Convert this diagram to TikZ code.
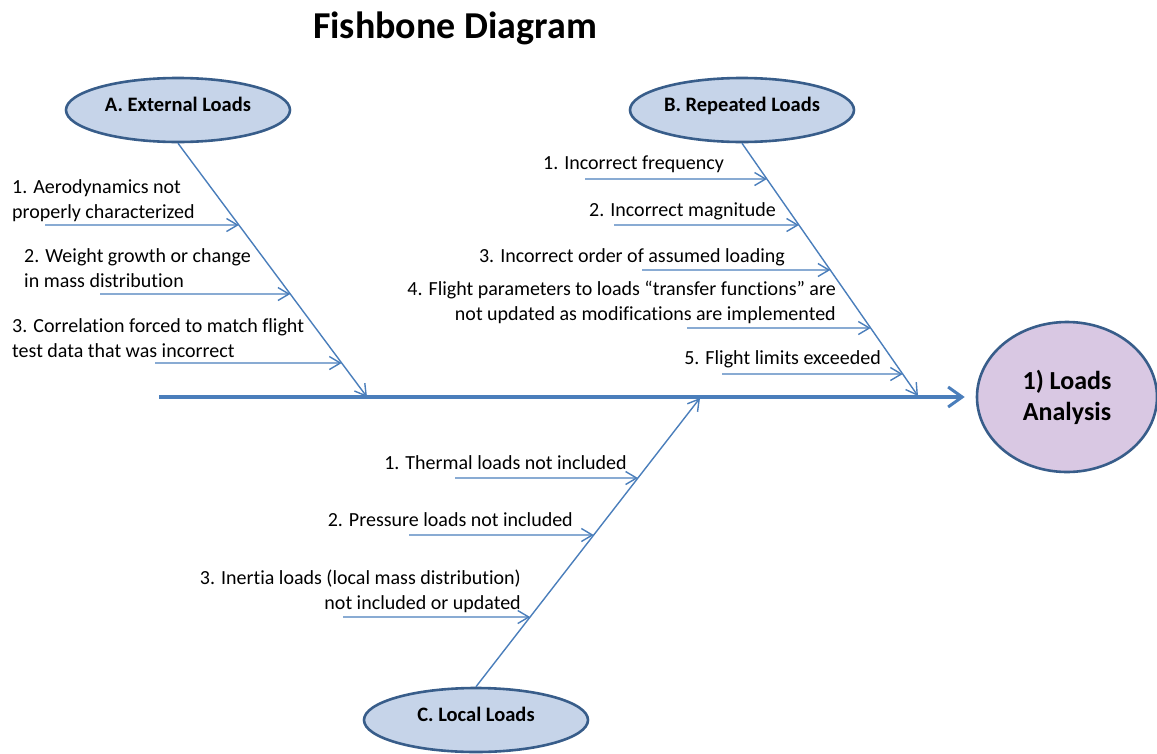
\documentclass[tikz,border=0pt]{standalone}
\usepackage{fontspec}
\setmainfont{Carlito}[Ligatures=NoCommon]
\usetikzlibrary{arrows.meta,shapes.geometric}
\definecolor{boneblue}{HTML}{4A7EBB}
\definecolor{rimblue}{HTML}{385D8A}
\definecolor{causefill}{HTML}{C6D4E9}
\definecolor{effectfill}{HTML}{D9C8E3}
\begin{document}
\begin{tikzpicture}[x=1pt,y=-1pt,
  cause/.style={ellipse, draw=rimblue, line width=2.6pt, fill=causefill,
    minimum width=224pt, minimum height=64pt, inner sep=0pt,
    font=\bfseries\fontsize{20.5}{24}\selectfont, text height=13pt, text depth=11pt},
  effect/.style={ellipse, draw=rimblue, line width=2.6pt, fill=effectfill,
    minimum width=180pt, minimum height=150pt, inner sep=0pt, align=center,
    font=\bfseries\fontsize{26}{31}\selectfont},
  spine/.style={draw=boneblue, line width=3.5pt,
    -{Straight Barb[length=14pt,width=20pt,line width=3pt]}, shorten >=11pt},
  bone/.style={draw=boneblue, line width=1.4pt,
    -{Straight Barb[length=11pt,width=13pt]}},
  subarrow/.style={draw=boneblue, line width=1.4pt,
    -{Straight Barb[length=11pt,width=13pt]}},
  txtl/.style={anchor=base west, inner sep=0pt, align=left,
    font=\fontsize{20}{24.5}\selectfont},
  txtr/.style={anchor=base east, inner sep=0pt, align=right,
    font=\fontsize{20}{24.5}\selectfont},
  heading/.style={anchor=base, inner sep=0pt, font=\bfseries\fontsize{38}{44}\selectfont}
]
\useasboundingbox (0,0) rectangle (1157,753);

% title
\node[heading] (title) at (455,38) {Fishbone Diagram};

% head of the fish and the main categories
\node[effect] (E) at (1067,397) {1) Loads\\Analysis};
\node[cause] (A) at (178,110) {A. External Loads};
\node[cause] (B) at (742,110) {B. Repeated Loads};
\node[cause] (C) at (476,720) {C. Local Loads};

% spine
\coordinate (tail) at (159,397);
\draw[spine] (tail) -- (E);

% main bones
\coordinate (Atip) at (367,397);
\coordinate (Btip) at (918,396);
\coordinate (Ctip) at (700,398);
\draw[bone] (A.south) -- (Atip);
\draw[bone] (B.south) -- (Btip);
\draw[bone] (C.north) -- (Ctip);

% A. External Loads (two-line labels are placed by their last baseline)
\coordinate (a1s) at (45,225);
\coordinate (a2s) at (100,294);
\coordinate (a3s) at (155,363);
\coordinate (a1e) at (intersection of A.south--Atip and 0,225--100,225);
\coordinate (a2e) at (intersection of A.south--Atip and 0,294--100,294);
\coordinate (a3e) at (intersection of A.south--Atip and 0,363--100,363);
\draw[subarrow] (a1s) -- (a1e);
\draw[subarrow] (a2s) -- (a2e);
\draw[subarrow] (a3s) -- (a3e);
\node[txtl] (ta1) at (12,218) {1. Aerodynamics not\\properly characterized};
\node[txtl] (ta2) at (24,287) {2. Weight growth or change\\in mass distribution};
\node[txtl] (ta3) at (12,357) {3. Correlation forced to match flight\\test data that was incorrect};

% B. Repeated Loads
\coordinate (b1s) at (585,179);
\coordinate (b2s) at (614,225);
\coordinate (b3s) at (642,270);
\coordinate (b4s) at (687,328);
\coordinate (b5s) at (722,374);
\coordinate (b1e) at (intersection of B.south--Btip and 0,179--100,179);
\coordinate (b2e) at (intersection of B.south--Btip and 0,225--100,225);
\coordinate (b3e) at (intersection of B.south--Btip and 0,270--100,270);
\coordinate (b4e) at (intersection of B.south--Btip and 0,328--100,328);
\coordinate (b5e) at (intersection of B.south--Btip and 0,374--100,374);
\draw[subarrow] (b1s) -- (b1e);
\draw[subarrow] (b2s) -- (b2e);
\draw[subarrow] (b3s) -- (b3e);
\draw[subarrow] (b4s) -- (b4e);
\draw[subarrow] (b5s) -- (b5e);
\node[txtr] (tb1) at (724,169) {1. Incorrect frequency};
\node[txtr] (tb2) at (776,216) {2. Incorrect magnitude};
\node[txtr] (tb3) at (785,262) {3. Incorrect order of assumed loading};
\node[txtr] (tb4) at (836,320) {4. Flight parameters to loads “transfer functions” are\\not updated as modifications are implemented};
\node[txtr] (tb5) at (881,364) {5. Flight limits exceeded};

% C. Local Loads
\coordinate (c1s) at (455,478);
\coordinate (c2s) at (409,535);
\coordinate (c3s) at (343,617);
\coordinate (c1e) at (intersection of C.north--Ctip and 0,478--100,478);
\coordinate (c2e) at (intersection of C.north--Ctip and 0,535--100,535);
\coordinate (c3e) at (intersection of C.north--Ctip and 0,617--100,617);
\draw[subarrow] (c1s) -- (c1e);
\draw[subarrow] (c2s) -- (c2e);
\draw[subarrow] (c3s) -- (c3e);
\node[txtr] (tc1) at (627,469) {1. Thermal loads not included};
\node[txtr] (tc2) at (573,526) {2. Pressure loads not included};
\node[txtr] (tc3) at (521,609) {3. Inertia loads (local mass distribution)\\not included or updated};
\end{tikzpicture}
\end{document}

--

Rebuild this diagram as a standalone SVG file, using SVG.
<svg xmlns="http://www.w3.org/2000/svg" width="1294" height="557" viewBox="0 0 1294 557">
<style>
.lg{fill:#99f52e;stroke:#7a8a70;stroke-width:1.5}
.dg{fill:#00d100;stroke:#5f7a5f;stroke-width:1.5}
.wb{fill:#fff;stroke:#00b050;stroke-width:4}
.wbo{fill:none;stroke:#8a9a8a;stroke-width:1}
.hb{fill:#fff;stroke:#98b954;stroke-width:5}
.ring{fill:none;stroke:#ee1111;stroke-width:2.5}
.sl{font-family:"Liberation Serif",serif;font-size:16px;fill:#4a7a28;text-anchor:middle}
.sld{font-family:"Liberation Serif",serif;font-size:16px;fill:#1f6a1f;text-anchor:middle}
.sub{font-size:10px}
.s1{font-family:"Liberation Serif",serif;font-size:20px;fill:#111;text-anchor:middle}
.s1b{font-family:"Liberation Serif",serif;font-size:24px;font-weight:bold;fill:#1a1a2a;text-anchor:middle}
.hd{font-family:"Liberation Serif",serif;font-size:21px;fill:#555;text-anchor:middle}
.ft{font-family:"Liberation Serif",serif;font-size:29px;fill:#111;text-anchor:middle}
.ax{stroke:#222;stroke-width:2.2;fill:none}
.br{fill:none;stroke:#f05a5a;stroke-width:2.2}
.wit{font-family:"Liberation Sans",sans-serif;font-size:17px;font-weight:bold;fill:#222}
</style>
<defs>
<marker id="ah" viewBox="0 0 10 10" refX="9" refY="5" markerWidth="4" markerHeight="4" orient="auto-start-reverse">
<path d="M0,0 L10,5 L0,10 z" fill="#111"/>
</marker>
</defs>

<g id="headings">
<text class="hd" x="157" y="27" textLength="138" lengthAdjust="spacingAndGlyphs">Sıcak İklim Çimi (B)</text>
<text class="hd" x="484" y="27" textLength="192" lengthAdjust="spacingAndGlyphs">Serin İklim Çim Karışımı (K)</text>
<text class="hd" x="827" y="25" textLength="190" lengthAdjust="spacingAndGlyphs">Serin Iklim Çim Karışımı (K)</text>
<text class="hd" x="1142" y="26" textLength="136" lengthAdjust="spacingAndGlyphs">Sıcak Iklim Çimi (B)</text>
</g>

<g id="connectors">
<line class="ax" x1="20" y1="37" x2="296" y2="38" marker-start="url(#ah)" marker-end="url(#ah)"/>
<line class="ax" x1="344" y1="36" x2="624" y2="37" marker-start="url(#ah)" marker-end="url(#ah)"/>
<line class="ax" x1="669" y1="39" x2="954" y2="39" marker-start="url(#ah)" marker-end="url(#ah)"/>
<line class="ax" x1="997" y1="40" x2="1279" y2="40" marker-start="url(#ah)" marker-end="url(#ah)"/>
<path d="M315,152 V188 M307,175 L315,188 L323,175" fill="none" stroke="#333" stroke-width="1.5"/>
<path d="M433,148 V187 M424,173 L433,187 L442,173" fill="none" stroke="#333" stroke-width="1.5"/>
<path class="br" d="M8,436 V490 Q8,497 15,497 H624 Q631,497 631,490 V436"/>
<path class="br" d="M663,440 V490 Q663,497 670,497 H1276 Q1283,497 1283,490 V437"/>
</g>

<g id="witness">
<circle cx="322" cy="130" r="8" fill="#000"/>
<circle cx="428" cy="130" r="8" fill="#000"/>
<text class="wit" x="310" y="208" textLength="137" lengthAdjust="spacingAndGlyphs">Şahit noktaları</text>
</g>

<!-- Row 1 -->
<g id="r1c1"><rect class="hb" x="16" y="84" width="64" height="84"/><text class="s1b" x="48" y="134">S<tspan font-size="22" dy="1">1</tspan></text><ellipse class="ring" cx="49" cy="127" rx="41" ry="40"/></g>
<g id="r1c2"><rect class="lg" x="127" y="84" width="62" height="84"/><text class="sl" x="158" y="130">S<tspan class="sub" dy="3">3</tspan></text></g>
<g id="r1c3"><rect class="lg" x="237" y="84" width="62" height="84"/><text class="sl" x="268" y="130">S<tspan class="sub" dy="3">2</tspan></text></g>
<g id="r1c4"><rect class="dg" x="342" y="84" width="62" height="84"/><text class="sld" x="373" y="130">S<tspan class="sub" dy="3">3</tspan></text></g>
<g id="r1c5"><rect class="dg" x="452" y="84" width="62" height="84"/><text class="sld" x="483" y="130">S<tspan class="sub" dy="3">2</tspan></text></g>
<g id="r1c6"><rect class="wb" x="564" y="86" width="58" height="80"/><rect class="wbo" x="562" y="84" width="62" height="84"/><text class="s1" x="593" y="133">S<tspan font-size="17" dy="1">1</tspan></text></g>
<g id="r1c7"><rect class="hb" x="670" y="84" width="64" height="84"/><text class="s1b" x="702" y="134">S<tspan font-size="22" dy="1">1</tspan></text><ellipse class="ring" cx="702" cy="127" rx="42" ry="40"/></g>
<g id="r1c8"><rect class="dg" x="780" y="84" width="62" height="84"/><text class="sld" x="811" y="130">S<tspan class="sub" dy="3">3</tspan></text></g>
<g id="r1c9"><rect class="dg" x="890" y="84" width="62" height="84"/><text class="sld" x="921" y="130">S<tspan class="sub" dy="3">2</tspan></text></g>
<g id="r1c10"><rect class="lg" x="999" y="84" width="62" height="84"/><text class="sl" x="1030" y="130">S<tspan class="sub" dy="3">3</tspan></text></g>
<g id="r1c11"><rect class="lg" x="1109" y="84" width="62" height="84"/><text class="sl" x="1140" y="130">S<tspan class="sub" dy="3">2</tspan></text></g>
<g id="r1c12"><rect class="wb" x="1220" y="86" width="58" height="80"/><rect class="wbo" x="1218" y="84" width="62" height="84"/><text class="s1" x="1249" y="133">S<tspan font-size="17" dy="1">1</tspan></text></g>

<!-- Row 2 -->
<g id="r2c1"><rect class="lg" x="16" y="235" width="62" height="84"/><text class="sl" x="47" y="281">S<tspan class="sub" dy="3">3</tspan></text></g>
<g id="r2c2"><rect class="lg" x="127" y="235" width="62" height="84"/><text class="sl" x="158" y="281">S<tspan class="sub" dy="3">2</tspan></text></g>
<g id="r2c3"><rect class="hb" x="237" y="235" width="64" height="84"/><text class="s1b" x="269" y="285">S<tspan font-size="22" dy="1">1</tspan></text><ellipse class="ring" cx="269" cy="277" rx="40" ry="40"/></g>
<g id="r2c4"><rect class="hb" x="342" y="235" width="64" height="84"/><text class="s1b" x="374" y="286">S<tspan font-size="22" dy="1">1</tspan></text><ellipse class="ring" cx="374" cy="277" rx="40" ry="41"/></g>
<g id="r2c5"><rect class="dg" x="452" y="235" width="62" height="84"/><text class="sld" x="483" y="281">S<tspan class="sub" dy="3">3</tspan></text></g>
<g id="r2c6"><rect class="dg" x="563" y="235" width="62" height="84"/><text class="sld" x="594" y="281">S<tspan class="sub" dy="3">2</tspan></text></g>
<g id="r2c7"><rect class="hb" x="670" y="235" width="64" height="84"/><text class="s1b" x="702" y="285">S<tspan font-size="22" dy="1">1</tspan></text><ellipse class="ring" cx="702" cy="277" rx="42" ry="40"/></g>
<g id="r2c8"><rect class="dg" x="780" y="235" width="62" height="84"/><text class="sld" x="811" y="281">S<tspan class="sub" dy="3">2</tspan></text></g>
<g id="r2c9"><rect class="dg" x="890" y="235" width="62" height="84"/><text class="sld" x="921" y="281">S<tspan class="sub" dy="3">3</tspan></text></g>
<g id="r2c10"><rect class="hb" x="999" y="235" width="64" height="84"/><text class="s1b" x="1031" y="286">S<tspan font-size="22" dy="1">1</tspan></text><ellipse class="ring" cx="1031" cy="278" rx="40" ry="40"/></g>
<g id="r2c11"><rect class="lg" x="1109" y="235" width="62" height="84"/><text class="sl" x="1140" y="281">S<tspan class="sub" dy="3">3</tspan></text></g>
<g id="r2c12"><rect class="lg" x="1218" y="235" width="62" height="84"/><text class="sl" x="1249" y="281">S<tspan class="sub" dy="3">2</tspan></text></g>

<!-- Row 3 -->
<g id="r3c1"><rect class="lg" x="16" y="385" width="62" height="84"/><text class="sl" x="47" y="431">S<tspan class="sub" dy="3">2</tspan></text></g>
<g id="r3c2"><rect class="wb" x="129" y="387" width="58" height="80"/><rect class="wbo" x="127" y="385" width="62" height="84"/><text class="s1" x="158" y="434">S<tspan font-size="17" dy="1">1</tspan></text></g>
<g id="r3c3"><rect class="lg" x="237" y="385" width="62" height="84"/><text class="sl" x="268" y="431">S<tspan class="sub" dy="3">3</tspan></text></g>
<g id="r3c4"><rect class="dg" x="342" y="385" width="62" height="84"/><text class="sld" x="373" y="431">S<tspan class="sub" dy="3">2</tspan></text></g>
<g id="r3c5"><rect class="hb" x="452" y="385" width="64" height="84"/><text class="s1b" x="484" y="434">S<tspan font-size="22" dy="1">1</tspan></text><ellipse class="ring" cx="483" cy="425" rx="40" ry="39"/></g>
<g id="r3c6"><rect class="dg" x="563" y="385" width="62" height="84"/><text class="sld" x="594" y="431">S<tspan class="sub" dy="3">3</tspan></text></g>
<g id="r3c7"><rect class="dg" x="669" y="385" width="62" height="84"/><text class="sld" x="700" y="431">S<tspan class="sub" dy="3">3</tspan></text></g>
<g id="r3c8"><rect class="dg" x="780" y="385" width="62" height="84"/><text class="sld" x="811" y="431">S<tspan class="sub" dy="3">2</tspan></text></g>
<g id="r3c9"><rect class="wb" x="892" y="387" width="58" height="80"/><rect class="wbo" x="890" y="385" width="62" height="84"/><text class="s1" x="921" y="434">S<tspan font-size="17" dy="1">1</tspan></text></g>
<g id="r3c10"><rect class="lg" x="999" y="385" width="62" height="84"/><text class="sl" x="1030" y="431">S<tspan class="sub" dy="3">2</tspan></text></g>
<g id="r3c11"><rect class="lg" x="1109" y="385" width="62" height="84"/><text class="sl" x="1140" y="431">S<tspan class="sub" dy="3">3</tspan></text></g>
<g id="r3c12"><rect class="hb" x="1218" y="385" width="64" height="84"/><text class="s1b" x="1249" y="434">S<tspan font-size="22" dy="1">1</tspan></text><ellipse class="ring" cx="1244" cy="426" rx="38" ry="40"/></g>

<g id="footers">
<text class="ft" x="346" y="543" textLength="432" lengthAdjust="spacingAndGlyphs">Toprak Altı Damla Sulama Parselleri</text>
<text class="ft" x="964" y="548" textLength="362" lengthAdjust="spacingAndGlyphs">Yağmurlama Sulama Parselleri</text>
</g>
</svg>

--

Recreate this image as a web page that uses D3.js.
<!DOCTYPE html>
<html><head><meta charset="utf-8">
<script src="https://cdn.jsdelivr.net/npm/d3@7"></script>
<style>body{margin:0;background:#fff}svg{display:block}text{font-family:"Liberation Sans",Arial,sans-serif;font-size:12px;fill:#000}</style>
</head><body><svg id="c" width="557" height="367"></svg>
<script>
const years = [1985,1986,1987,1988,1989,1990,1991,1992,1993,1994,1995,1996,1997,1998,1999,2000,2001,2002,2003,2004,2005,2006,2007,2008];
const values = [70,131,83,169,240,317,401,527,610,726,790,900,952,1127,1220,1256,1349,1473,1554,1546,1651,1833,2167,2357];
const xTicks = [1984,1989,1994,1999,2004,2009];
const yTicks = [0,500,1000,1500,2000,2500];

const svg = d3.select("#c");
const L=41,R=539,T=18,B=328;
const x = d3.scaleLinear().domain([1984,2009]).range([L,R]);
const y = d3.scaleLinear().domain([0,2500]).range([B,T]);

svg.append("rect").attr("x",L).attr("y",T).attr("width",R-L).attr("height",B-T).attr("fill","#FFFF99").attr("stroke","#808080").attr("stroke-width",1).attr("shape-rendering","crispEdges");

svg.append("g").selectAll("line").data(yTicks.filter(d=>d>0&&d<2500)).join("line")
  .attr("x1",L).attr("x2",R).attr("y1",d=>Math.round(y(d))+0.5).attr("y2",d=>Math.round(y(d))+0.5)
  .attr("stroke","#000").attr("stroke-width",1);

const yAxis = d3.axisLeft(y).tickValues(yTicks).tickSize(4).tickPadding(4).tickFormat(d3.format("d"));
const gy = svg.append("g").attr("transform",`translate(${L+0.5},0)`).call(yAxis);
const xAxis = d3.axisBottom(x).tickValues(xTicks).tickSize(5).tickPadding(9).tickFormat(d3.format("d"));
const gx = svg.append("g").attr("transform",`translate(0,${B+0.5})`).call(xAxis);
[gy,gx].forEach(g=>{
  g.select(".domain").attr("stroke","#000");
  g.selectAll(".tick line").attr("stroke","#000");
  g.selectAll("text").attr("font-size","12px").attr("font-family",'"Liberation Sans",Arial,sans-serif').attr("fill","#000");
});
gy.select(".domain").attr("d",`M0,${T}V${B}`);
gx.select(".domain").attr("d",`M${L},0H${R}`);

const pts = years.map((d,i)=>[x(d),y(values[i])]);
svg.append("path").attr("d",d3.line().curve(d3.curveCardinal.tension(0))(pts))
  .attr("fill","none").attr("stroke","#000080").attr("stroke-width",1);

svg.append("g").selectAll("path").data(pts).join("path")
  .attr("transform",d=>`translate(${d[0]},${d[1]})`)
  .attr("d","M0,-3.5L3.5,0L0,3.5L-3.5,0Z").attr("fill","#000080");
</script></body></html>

What to do:
Nothing but the lines from the one with "Convert this diagram to TikZ code." through the one with "(C.north) -- (Ctip);" is to be copied, exactly and ends included. Leave pictures out.

Full output:
Convert this diagram to TikZ code.
\documentclass[tikz,border=0pt]{standalone}
\usepackage{fontspec}
\setmainfont{Carlito}[Ligatures=NoCommon]
\usetikzlibrary{arrows.meta,shapes.geometric}
\definecolor{boneblue}{HTML}{4A7EBB}
\definecolor{rimblue}{HTML}{385D8A}
\definecolor{causefill}{HTML}{C6D4E9}
\definecolor{effectfill}{HTML}{D9C8E3}
\begin{document}
\begin{tikzpicture}[x=1pt,y=-1pt,
  cause/.style={ellipse, draw=rimblue, line width=2.6pt, fill=causefill,
    minimum width=224pt, minimum height=64pt, inner sep=0pt,
    font=\bfseries\fontsize{20.5}{24}\selectfont, text height=13pt, text depth=11pt},
  effect/.style={ellipse, draw=rimblue, line width=2.6pt, fill=effectfill,
    minimum width=180pt, minimum height=150pt, inner sep=0pt, align=center,
    font=\bfseries\fontsize{26}{31}\selectfont},
  spine/.style={draw=boneblue, line width=3.5pt,
    -{Straight Barb[length=14pt,width=20pt,line width=3pt]}, shorten >=11pt},
  bone/.style={draw=boneblue, line width=1.4pt,
    -{Straight Barb[length=11pt,width=13pt]}},
  subarrow/.style={draw=boneblue, line width=1.4pt,
    -{Straight Barb[length=11pt,width=13pt]}},
  txtl/.style={anchor=base west, inner sep=0pt, align=left,
    font=\fontsize{20}{24.5}\selectfont},
  txtr/.style={anchor=base east, inner sep=0pt, align=right,
    font=\fontsize{20}{24.5}\selectfont},
  heading/.style={anchor=base, inner sep=0pt, font=\bfseries\fontsize{38}{44}\selectfont}
]
\useasboundingbox (0,0) rectangle (1157,753);

% title
\node[heading] (title) at (455,38) {Fishbone Diagram};

% head of the fish and the main categories
\node[effect] (E) at (1067,397) {1) Loads\\Analysis};
\node[cause] (A) at (178,110) {A. External Loads};
\node[cause] (B) at (742,110) {B. Repeated Loads};
\node[cause] (C) at (476,720) {C. Local Loads};

% spine
\coordinate (tail) at (159,397);
\draw[spine] (tail) -- (E);

% main bones
\coordinate (Atip) at (367,397);
\coordinate (Btip) at (918,396);
\coordinate (Ctip) at (700,398);
\draw[bone] (A.south) -- (Atip);
\draw[bone] (B.south) -- (Btip);
\draw[bone] (C.north) -- (Ctip);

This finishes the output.